-- BEGIN COLLECTED MATERIAL --

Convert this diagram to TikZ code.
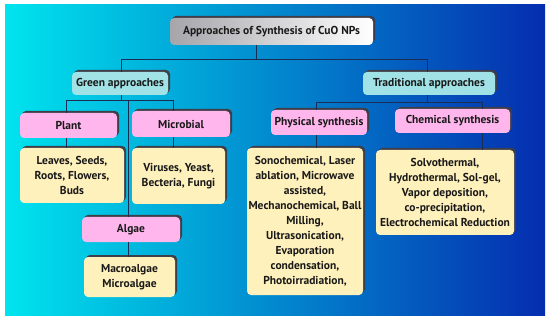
\documentclass[tikz,border=0pt]{standalone}
\usepackage{fontspec}
\setmainfont{PT Sans}
\usetikzlibrary{shadows}
\definecolor{bgL}{RGB}{0,228,238}
\definecolor{bgM}{RGB}{0,150,218}
\definecolor{bgR}{RGB}{5,45,175}
\definecolor{shad}{RGB}{62,62,72}
\definecolor{cyanbox}{RGB}{160,226,230}
\definecolor{pinkbox}{RGB}{255,182,236}
\definecolor{yelbox}{RGB}{255,241,188}
\definecolor{titleL}{RGB}{165,165,170}
\definecolor{linec}{RGB}{25,45,85}
\tikzset{
  base/.style={rounded corners=4pt, inner sep=0pt, align=center,
    font=\fontsize{11.5}{15}\selectfont\bfseries, text=black!90,
    general shadow={fill=shad, shadow xshift=2pt, shadow yshift=2pt}},
  titlebox/.style={base, left color=titleL, right color=white},
  lvlone/.style={base, fill=cyanbox},
  lvltwo/.style={base, fill=pinkbox},
  leafbox/.style={base, fill=yelbox},
  conn/.style={draw=linec, line width=0.8pt}
}
\begin{document}
\begin{tikzpicture}[x=1pt,y=-1pt]
\useasboundingbox (0,0) rectangle (550,321);
\shade[left color=bgL, middle color=bgM, right color=bgR] (5,5) rectangle (545,315);

\node[titlebox, minimum width=203pt, minimum height=27pt] (title) at (271.5,31.5) {Approaches of Synthesis of CuO NPs};
\node[lvlone, minimum width=96pt, minimum height=23pt] (green) at (120,83.5) {Green approaches};
\node[lvlone, minimum width=132pt, minimum height=23pt] (trad) at (429,83.5) {Traditional approaches};
\node[lvltwo, minimum width=97pt, minimum height=25pt] (plant) at (68.5,125.5) {Plant};
\node[lvltwo, minimum width=98pt, minimum height=26pt] (micro) at (181,124) {Microbial};
\node[lvltwo, minimum width=96pt, minimum height=25pt] (phys) at (319,122.5) {Physical synthesis};
\node[lvltwo, minimum width=115pt, minimum height=24pt] (chem) at (452.5,121) {Chemical synthesis};
\node[leafbox, minimum width=104pt, minimum height=55pt] (leaves) at (72,175.5) {Leaves, Seeds,\\Roots, Flowers,\\Buds};
\node[leafbox, minimum width=93pt, minimum height=56pt] (viruses) at (178.5,176) {Viruses, Yeast,\\Becteria, Fungi};
\node[lvltwo, minimum width=98pt, minimum height=25pt] (algae) at (131,229.5) {Algae};
\node[leafbox, minimum width=91pt, minimum height=40pt] (macro) at (129.5,277) {Macroalgae\\Microalgae};
\node[leafbox, minimum width=116pt, minimum height=147pt] (physbox) at (305,221.5) {Sonochemical, Laser\\ablation, Microwave\\assisted,\\Mechanochemical, Ball\\Milling,\\Ultrasonication,\\Evaporation\\condensation,\\Photoirradiation,};
\node[leafbox, minimum width=138pt, minimum height=85pt] (chembox) at (445,192.5) {Solvothermal,\\Hydrothermal, Sol-gel,\\Vapor deposition,\\co-precipitation,\\Electrochemical Reduction};

% junctions
\coordinate (j0) at (256,59);
\coordinate (jg) at (121,100);
\coordinate (jt) at (427,102);
\coordinate (pa) at (66,100);
\coordinate (ma) at (173,100);
\coordinate (aa) at (128,100);
\coordinate (pp) at (316,102);
\coordinate (cc) at (482,102);

\draw[conn] (title.south -| j0) -- (j0);
\draw[conn] (jg |- j0) -- (jt |- j0);
\draw[conn] (jg |- j0) -- (jg |- green.north);
\draw[conn] (jt |- j0) -- (jt |- trad.north);

\draw[conn] (jg |- green.south) -- (jg);
\draw[conn] (pa) -- (ma);
\draw[conn] (pa) -- (pa |- plant.north);
\draw[conn] (ma) -- (ma |- micro.north);
\draw[conn] (aa) -- (aa |- algae.north);
\draw[conn] (pa |- plant.south) -- (pa |- leaves.north);
\draw[conn] (ma |- micro.south) -- (ma |- viruses.north);
\draw[conn] (aa |- algae.south) -- (aa |- macro.north);

\draw[conn] (jt |- trad.south) -- (jt);
\draw[conn] (pp) -- (cc);
\draw[conn] (pp) -- (pp |- phys.north);
\draw[conn] (cc) -- (cc |- chem.north);
\draw[conn] (pp |- phys.south) -- (pp |- physbox.north);
\draw[conn] (cc |- chem.south) -- (cc |- chembox.north);
\end{tikzpicture}
\end{document}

-- END COLLECTED MATERIAL --

→ WHAT TO WORK ON: Transcribe the whole listing exactly. Pictures are excluded.

→ EXERCISE SOLUTION:
Convert this diagram to TikZ code.
\documentclass[tikz,border=0pt]{standalone}
\usepackage{fontspec}
\setmainfont{PT Sans}
\usetikzlibrary{shadows}
\definecolor{bgL}{RGB}{0,228,238}
\definecolor{bgM}{RGB}{0,150,218}
\definecolor{bgR}{RGB}{5,45,175}
\definecolor{shad}{RGB}{62,62,72}
\definecolor{cyanbox}{RGB}{160,226,230}
\definecolor{pinkbox}{RGB}{255,182,236}
\definecolor{yelbox}{RGB}{255,241,188}
\definecolor{titleL}{RGB}{165,165,170}
\definecolor{linec}{RGB}{25,45,85}
\tikzset{
  base/.style={rounded corners=4pt, inner sep=0pt, align=center,
    font=\fontsize{11.5}{15}\selectfont\bfseries, text=black!90,
    general shadow={fill=shad, shadow xshift=2pt, shadow yshift=2pt}},
  titlebox/.style={base, left color=titleL, right color=white},
  lvlone/.style={base, fill=cyanbox},
  lvltwo/.style={base, fill=pinkbox},
  leafbox/.style={base, fill=yelbox},
  conn/.style={draw=linec, line width=0.8pt}
}
\begin{document}
\begin{tikzpicture}[x=1pt,y=-1pt]
\useasboundingbox (0,0) rectangle (550,321);
\shade[left color=bgL, middle color=bgM, right color=bgR] (5,5) rectangle (545,315);

\node[titlebox, minimum width=203pt, minimum height=27pt] (title) at (271.5,31.5) {Approaches of Synthesis of CuO NPs};
\node[lvlone, minimum width=96pt, minimum height=23pt] (green) at (120,83.5) {Green approaches};
\node[lvlone, minimum width=132pt, minimum height=23pt] (trad) at (429,83.5) {Traditional approaches};
\node[lvltwo, minimum width=97pt, minimum height=25pt] (plant) at (68.5,125.5) {Plant};
\node[lvltwo, minimum width=98pt, minimum height=26pt] (micro) at (181,124) {Microbial};
\node[lvltwo, minimum width=96pt, minimum height=25pt] (phys) at (319,122.5) {Physical synthesis};
\node[lvltwo, minimum width=115pt, minimum height=24pt] (chem) at (452.5,121) {Chemical synthesis};
\node[leafbox, minimum width=104pt, minimum height=55pt] (leaves) at (72,175.5) {Leaves, Seeds,\\Roots, Flowers,\\Buds};
\node[leafbox, minimum width=93pt, minimum height=56pt] (viruses) at (178.5,176) {Viruses, Yeast,\\Becteria, Fungi};
\node[lvltwo, minimum width=98pt, minimum height=25pt] (algae) at (131,229.5) {Algae};
\node[leafbox, minimum width=91pt, minimum height=40pt] (macro) at (129.5,277) {Macroalgae\\Microalgae};
\node[leafbox, minimum width=116pt, minimum height=147pt] (physbox) at (305,221.5) {Sonochemical, Laser\\ablation, Microwave\\assisted,\\Mechanochemical, Ball\\Milling,\\Ultrasonication,\\Evaporation\\condensation,\\Photoirradiation,};
\node[leafbox, minimum width=138pt, minimum height=85pt] (chembox) at (445,192.5) {Solvothermal,\\Hydrothermal, Sol-gel,\\Vapor deposition,\\co-precipitation,\\Electrochemical Reduction};

% junctions
\coordinate (j0) at (256,59);
\coordinate (jg) at (121,100);
\coordinate (jt) at (427,102);
\coordinate (pa) at (66,100);
\coordinate (ma) at (173,100);
\coordinate (aa) at (128,100);
\coordinate (pp) at (316,102);
\coordinate (cc) at (482,102);

\draw[conn] (title.south -| j0) -- (j0);
\draw[conn] (jg |- j0) -- (jt |- j0);
\draw[conn] (jg |- j0) -- (jg |- green.north);
\draw[conn] (jt |- j0) -- (jt |- trad.north);

\draw[conn] (jg |- green.south) -- (jg);
\draw[conn] (pa) -- (ma);
\draw[conn] (pa) -- (pa |- plant.north);
\draw[conn] (ma) -- (ma |- micro.north);
\draw[conn] (aa) -- (aa |- algae.north);
\draw[conn] (pa |- plant.south) -- (pa |- leaves.north);
\draw[conn] (ma |- micro.south) -- (ma |- viruses.north);
\draw[conn] (aa |- algae.south) -- (aa |- macro.north);

\draw[conn] (jt |- trad.south) -- (jt);
\draw[conn] (pp) -- (cc);
\draw[conn] (pp) -- (pp |- phys.north);
\draw[conn] (cc) -- (cc |- chem.north);
\draw[conn] (pp |- phys.south) -- (pp |- physbox.north);
\draw[conn] (cc |- chem.south) -- (cc |- chembox.north);
\end{tikzpicture}
\end{document}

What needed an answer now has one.